:: Exercise brief ::
Retype word for word the first line of the listing and each line after it up to the line with "BIN_WIDTH = 0.05", with the pictures taken out.

>> Start Data shown

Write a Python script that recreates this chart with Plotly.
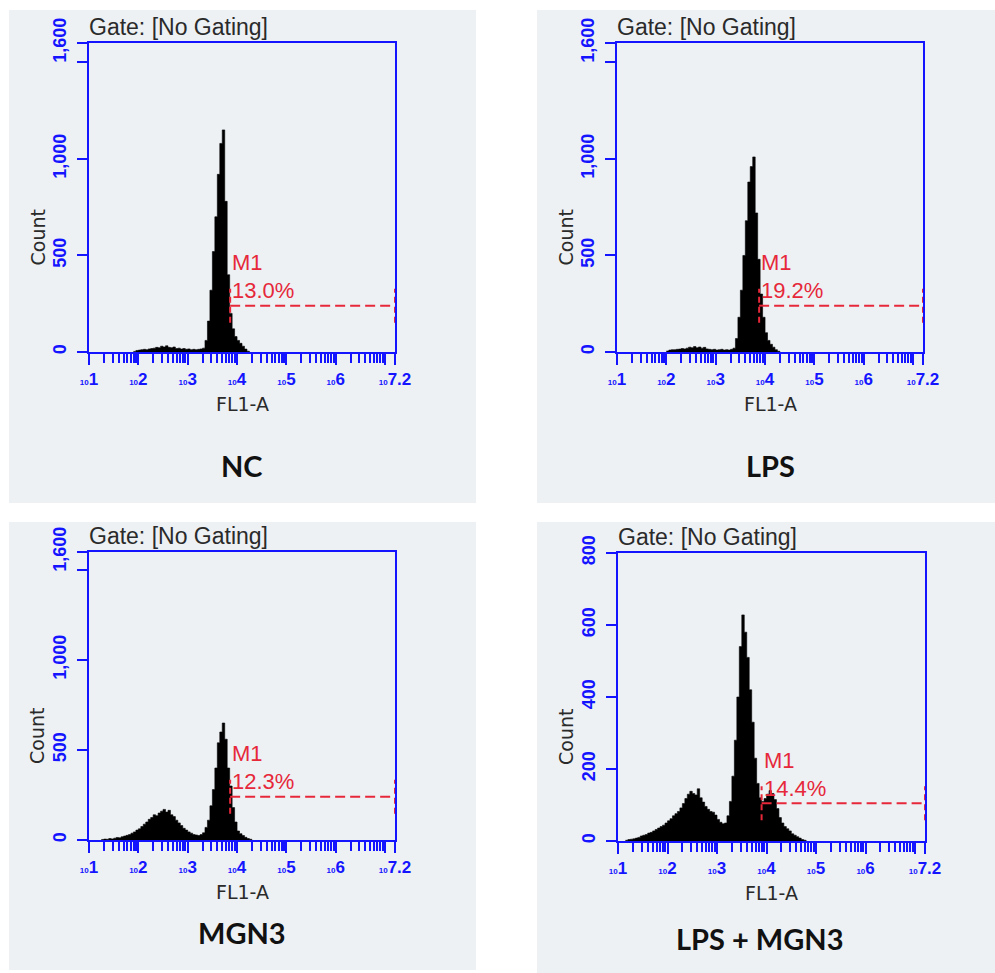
import numpy as np
import plotly.graph_objects as go

W, H = 995, 973

# ---------------- data (histogram counts per 0.05-decade bin of FL1-A) ----------------
BIN_WIDTH = 0.05  # decades (log10 units)

panel_names = ["NC", "LPS", "MGN3", "LPS + MGN3"]
m1_percent = ["13.0%", "19.2%", "12.3%", "14.4%"]
m1_start_log = [3.86, 3.88, 3.86, 3.90]      # log10 of M1 gate start
m1_level = [240, 240, 240, 105]               # count level of gate marker
y_max = [1600, 1600, 1600, 800]
y_tickvals_1600 = [0, 500, 1000, 1500, 1600]
y_ticktext_1600 = ["0", "500", "1,000", "", "1,600"]
y_tickvals_800 = [0, 200, 400, 600, 800]
y_ticktext_800 = ["0", "200", "400", "600", "800"]
x_decades = [1, 2, 3, 4, 5, 6, 7, 7.2]
x_exp_labels = ["1", "2", "3", "4", "5", "6", "", "7.2"]

nc_start = 1.90
nc_counts = [3, 8, 10, 12, 14, 12, 16, 18, 20, 24, 22, 30, 26, 32, 24, 22, 26, 18, 20, 15,
             18, 14, 16, 12, 14, 12, 14, 16, 20, 60, 160, 320, 520, 700, 920, 1080, 1150, 780,
             400, 200, 120, 80, 60, 45, 30, 15, 4]

lps_start = 2.00
lps_counts = [5, 10, 12, 12, 14, 15, 18, 16, 20, 25, 22, 28, 22, 26, 20, 24, 16, 14, 12, 14,
              10, 12, 14, 10, 12, 10, 14, 20, 70, 180, 320, 500, 680, 880, 960, 1010, 720, 480,
              300, 180, 100, 60, 40, 25, 12, 4]

mgn3_start = 1.25
mgn3_counts = [3, 5, 4, 8, 6, 10, 14, 12, 18, 22, 26, 30, 38, 45, 55, 62, 75, 88, 100, 115,
               125, 140, 135, 150, 160, 170, 155, 165, 140, 130, 110, 95, 80, 65, 55, 45, 38, 30,
               28, 25, 30, 40, 70, 110, 190, 280, 400, 540, 600, 650, 560, 400, 300, 180, 100, 50,
               35, 25, 15, 8, 4]

lps_mgn3_start = 1.15
lps_mgn3_counts = [2, 4, 5, 6, 8, 10, 14, 16, 18, 22, 24, 28, 32, 36, 40, 44, 50, 56, 62, 70,
                   76, 82, 92, 104, 118, 130, 138, 132, 128, 145, 120, 108, 96, 88, 82, 80, 72,
                   60, 52, 48, 50, 70, 110, 180, 280, 400, 540, 628, 580, 510, 420, 330, 230, 160,
                   120, 110, 118, 130, 140, 132, 115, 90, 65, 50, 40, 34, 28, 20, 16, 12, 8, 4, 2]

starts = [nc_start, lps_start, mgn3_start, lps_mgn3_start]
counts = [nc_counts, lps_counts, mgn3_counts, lps_mgn3_counts]

# ---------------- layout geometry (pixels) ----------------
# plot boxes: (left, right, top, bottom)
boxes = [(89, 395, 43, 352), (617, 923, 43, 352), (89, 395, 552, 840), (618, 925, 553, 841)]
# panel backgrounds: (left, top, right, bottom)
panel_bg = [(9, 10, 476, 503), (537, 10, 995, 503), (9, 522, 476, 970), (537, 522, 995, 973)]
# panel caption offsets (dx, dy below plot bottom)
caption_pos = [(0, 114), (0, 114), (0, 92), (-12, 97)]

BLUE = "#1414ff"
RED = "#e6283a"
BG = "#edf1f4"


def fx(p):
    return p / W


def fy(p):
    return 1 - p / H


fig = go.Figure()
layout = dict(
    template="none",
    width=W, height=H, margin=dict(l=0, r=0, t=0, b=0, autoexpand=False),
    paper_bgcolor="white", plot_bgcolor="white", showlegend=False,
    shapes=[], annotations=[],
)

minor_vals = [k * 10 ** n for n in range(1, 7) for k in range(2, 10)]
x_tickvals = [10 ** d for d in x_decades]
x_ticktext = [
    ("<span style='font-size:8px'>10</span>" + e) if e else "" for e in x_exp_labels
]

for i in range(4):
    k = "" if i == 0 else str(i + 1)
    left, right, top, bottom = boxes[i]
    edges = starts[i] + BIN_WIDTH * np.arange(len(counts[i]) + 1)
    fig.add_trace(go.Scatter(
        x=10 ** edges, y=list(counts[i]) + [0], mode="lines",
        line=dict(shape="hv", width=0.6, color="black"),
        fill="tozeroy", fillcolor="black", hoverinfo="skip",
        xaxis="x" + k, yaxis="y" + k,
    ))
    if y_max[i] == 1600:
        yv, yt = y_tickvals_1600, y_ticktext_1600
    else:
        yv, yt = y_tickvals_800, y_ticktext_800
    layout["xaxis" + k] = dict(
        type="log", range=[1, 7.2], domain=[fx(left), fx(right)], anchor="y" + k,
        automargin=False,
        showline=True, linecolor=BLUE, linewidth=2, mirror=True,
        ticks="outside", ticklen=11, tickwidth=2, tickcolor=BLUE,
        tickmode="array", tickvals=x_tickvals, ticktext=x_ticktext, tickangle=0,
        tickfont=dict(family="Liberation Sans", size=17, color=BLUE, weight="bold"),
        showgrid=False, zeroline=False,
        minor=dict(tickmode="array", tickvals=minor_vals, ticks="outside", ticklen=9,
                   tickwidth=2, tickcolor=BLUE, showgrid=False),
    )
    layout["yaxis" + k] = dict(
        range=[0, y_max[i]], domain=[fy(bottom), fy(top)], anchor="x" + k,
        automargin=False,
        showline=True, linecolor=BLUE, linewidth=2, mirror=True,
        ticks="outside", ticklen=10, tickwidth=2, tickcolor=BLUE,
        tickmode="array", tickvals=yv, ticktext=yt, tickangle=-90,
        tickfont=dict(family="Liberation Sans", size=18, color=BLUE, weight="bold"),
        ticklabelstandoff=4, showgrid=False, zeroline=False,
    )
    # panel background
    bl, bt, br, bb = panel_bg[i]
    layout["shapes"].append(dict(
        type="rect", xref="paper", yref="paper", x0=fx(bl), x1=fx(br), y0=fy(bb), y1=fy(bt),
        fillcolor=BG, line=dict(width=0), layer="below"))
    # M1 gate marker
    gx0 = 10 ** m1_start_log[i]
    gx1 = 10 ** 7.2
    lvl = m1_level[i]
    layout["shapes"].append(dict(
        type="line", xref="x" + k, yref="y" + k, x0=gx0, x1=gx1, y0=lvl, y1=lvl,
        line=dict(color=RED, width=2, dash="10px,5px")))
    for gx in (gx0, gx1):
        layout["shapes"].append(dict(
            type="line", xref="x" + k, yref="y" + k, x0=gx, x1=gx,
            ysizemode="pixel", yanchor=lvl, y0=-17, y1=17,
            line=dict(color=RED, width=2, dash="6px,4px")))
    cdx, cdy = caption_pos[i]
    layout["annotations"] += [
        dict(text="M1", xref="x" + k, yref="y" + k, x=m1_start_log[i], y=lvl,
             xanchor="left", yanchor="middle", xshift=0, yshift=43, showarrow=False,
             font=dict(family="Liberation Sans", size=22, color=RED)),
        dict(text=m1_percent[i], xref="x" + k, yref="y" + k, x=m1_start_log[i], y=lvl,
             xanchor="left", yanchor="middle", xshift=0, yshift=15, showarrow=False,
             font=dict(family="Liberation Sans", size=22, color=RED)),
        dict(text="Gate: [No Gating]", xref="paper", yref="paper", x=fx(left - 2), y=fy(top - 16),
             xanchor="left", yanchor="middle", showarrow=False,
             font=dict(family="Liberation Sans", size=23, color="#2a2a2a")),
        dict(text="FL1-A", xref="paper", yref="paper", x=fx((left + right) / 2),
             y=fy(bottom + 52), xanchor="center", yanchor="middle", showarrow=False,
             font=dict(family="DejaVu Sans", size=19, color="#2a2a2a")),
        dict(text="Count", xref="paper", yref="paper", x=fx(left - 52),
             y=fy((top + bottom) / 2 + 40), xanchor="center", yanchor="middle",
             textangle=-90, showarrow=False,
             font=dict(family="DejaVu Sans", size=19, color="#2a2a2a")),
        dict(text=panel_names[i], xref="paper", yref="paper", x=fx((left + right) / 2 + cdx),
             y=fy(bottom + cdy), xanchor="center", yanchor="middle",
             showarrow=False,
             font=dict(family="Lato", size=29, color="#111111", weight="bold")),
    ]

fig.update_layout(**layout)
fig.write_html("out.html")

>> End Data shown

:: Result below ::
Write a Python script that recreates this chart with Plotly.
import numpy as np
import plotly.graph_objects as go

W, H = 995, 973

# ---------------- data (histogram counts per 0.05-decade bin of FL1-A) ----------------
BIN_WIDTH = 0.05  # decades (log10 units)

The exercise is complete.